Museums Without Walls: Brainstorming CGS Thesis Proposal
My thesis proposal deals with issues of the new, participatory web and how it can be used to improve art gallery involvement with their audience. Honestly, I want all art to be free to circulate online. I know that many galleries have vaults full of fascinating artworks that are seldom shown in the regular circulation, and I feel like I have a right to see and know about those pieces. I want museums to not simply define how artworks are interpreted, but to have the role of opening up that interpretation into a dialogue involving multiple voices. I want academic research and ideas about artworks to be available to me when I go to learn about them. I want to see debate around the meaning and importance of artworks, actual conversation that is open and engaged. I want the “closed doors” of the gallery space to be opened. I want to have no baggage of elitism surrounding art, but instead a public appreciation for arts’ contribution to society.

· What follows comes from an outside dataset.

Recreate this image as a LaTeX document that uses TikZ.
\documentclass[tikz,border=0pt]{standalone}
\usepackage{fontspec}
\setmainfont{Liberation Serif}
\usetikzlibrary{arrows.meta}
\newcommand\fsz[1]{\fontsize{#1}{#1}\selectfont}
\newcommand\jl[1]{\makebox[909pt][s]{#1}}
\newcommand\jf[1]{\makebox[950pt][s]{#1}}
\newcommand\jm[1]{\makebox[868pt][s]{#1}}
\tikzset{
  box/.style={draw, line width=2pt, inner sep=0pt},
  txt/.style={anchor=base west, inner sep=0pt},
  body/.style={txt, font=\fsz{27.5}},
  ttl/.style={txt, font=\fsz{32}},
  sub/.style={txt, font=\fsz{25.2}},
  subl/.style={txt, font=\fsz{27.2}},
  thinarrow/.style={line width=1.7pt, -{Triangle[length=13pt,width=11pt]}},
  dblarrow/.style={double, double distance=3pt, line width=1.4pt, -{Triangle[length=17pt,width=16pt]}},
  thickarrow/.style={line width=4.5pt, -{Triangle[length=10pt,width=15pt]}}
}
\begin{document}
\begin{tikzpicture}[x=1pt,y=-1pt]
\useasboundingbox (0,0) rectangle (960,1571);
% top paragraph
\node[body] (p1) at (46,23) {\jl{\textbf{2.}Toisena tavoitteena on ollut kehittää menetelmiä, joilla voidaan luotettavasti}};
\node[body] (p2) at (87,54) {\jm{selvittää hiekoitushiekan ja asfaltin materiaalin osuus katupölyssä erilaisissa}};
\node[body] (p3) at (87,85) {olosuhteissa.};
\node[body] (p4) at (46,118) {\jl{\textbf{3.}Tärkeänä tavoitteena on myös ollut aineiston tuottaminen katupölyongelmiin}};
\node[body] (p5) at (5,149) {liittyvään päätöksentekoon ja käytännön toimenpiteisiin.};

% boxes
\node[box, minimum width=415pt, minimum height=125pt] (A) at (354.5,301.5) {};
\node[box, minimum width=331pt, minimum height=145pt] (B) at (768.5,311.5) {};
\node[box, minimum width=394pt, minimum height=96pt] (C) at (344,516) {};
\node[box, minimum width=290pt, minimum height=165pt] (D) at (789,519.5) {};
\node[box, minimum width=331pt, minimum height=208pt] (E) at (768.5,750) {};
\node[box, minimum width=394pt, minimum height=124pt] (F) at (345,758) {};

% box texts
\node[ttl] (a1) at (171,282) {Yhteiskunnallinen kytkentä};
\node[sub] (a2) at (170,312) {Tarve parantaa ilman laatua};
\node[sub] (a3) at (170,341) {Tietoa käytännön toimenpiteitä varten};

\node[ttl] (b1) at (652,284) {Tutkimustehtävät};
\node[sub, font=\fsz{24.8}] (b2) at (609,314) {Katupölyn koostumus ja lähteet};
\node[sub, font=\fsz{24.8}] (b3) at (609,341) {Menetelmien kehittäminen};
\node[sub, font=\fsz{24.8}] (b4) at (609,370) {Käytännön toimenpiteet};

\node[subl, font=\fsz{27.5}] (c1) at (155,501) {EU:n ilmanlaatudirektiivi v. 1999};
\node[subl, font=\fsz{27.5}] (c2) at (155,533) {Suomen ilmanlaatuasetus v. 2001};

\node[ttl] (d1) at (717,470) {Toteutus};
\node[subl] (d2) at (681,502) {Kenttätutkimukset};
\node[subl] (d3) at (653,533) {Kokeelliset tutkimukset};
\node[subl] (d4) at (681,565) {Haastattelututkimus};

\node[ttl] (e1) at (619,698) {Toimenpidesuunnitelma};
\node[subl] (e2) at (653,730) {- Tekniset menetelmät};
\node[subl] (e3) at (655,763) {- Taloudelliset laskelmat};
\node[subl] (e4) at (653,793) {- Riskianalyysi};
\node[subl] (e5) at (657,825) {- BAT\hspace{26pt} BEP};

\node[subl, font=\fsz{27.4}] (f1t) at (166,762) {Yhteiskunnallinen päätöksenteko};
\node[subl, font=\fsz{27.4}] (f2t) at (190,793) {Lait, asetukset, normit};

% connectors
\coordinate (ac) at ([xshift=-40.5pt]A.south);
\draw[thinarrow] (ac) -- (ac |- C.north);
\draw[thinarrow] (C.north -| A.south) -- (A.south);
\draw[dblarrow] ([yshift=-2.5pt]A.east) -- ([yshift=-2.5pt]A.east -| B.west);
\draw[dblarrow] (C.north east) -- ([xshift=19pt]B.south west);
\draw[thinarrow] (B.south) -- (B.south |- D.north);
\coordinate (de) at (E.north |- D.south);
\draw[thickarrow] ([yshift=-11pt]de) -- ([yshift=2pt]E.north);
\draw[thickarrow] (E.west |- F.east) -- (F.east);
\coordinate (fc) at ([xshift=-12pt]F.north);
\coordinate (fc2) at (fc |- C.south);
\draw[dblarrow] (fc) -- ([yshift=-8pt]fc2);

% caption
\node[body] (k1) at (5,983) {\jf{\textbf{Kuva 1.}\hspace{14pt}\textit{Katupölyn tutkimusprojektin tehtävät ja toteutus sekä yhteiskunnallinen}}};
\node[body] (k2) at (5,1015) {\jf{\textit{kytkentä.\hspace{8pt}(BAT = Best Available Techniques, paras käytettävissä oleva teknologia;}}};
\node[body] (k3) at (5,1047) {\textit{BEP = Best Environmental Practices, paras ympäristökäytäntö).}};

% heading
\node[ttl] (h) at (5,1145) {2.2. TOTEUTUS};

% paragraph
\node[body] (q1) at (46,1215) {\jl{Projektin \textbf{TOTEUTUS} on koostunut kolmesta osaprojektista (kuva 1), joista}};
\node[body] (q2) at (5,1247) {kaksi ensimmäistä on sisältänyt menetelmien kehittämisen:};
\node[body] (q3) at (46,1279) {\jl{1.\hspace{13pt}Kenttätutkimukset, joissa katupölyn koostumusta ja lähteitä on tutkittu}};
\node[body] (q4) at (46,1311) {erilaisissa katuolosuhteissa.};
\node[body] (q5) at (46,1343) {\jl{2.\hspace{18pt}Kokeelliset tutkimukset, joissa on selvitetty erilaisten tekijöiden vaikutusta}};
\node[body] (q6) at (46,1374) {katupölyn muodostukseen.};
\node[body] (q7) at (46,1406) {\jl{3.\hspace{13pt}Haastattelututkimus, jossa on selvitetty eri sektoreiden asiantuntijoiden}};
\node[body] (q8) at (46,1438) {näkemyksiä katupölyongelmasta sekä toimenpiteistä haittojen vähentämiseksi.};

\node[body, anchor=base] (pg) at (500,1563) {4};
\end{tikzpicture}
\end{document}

“‘New museology focuses on the museum itself as the object of its analysis … [demonstrating] a desire to self-consciously question the museum’s identity, mission, rhetoric, and textual status.’ It also offers a post-structuralist critique of the power relationship between the institution and the visitor.” -Patricia Broadbent
But a thesis can only do so much. Here is some research towards my thesis proposal - some of the notes and ideas I’ve accumulated.
I will explore the different parts of the system by which art is exchanged on the internet:
- Art blogging by museum officials as well as ‘amateur’ art admirers/commentators.
- Museum websites and newsletters
- Independent artist websites
- Folksonomies (digg, stumbleupon, del.icio.us, etc.)
- Commercial online art stores
- Academic databases, journals, listservs, archives. (Ubuweb)
- Second Life - virtual exhibitions, recreations of performance artworks (which especially excite me), new media SL artworks
What I’m really looking at, is the post-structuralist reinterpretation of the museum, which wants to have:
- Many different access points to a variety of information in diverse formats
- Developing strategies to favour an active and engaged role for the visitor/user
- Providing the opportunity to hear many individual voices (very in tune with the nature of web 2.0, participatory read/write web) (adapted from Patricia Broadbent)
Several writers to look at:
- Eilean Hooper-Greenhill’s conception of the post-museum.
- Walter Benjamin’s issues of mechanical reproduction.
- Gordon Graham, The Internet: A philosophical Inquiry
- George Landow
- Suzanne Keane, Trish Cashen, Irina D. Costache, Barbara Stafford, Keith Moxey, Howard Besser, Rosalind Krauss, etc.
What are the needs of museum visitors/viewers: understanding, research, advertisements or encouragement to attend interesting physical exhibitions?
Importance of narrative and/or story telling (in the format of first person museum blogging or other materials) to engage people in art.
I personally have found some of the most fascinating interpretations of artworks to come from museum visitors, especially in the case of performance and/or public performance works which are participatory and engage the viewer as an actual part of the art experience.
Barriers to art living online:
- Copyright issues
- Not everyone is online, impossible to target all gallery audiences
- Un-written reluctance of museums to “lower themselves” to the level of making their research process transparent (I would love to be able to read the blog of a curator working through their ideas for a given exhibition - it allows me to see where their interpretation is coming from and understand them as a real person with opinions)
- Reluctance to wholly engage with the web 2.0 idea of viewer/visitor as participant and co-creator of knowledge
These barriers are being resolved by independent people right now. Artists are often creating their own websites to make their art accessible and by-passing the necessity to be recognized by a gallery or commercial dealer. They are making their works available for viewing despite the issues of copyright protection. Some are even using Creative Commons licenses.
In many ways, the web spaces in which art being shared/exchanged right now are functioning as virtual exhibition spaces, curated by non-official curators, and subject to the design decisions of the web designer for their viewing context.
We need to get back to the roots and revisit the true “purpose” of museums. How do we keep the best interests of the museum visitor and artist in mind when working with putting art online?
I want my thesis to have practical applications for museum professionals looking to step outside of the physical gallery space to increase engagement and encourage active audiences.
Great blogs that I still need to read extensively for ideas and interpretations of how museums can/should function online: Museum Blogging, Museum 2.0.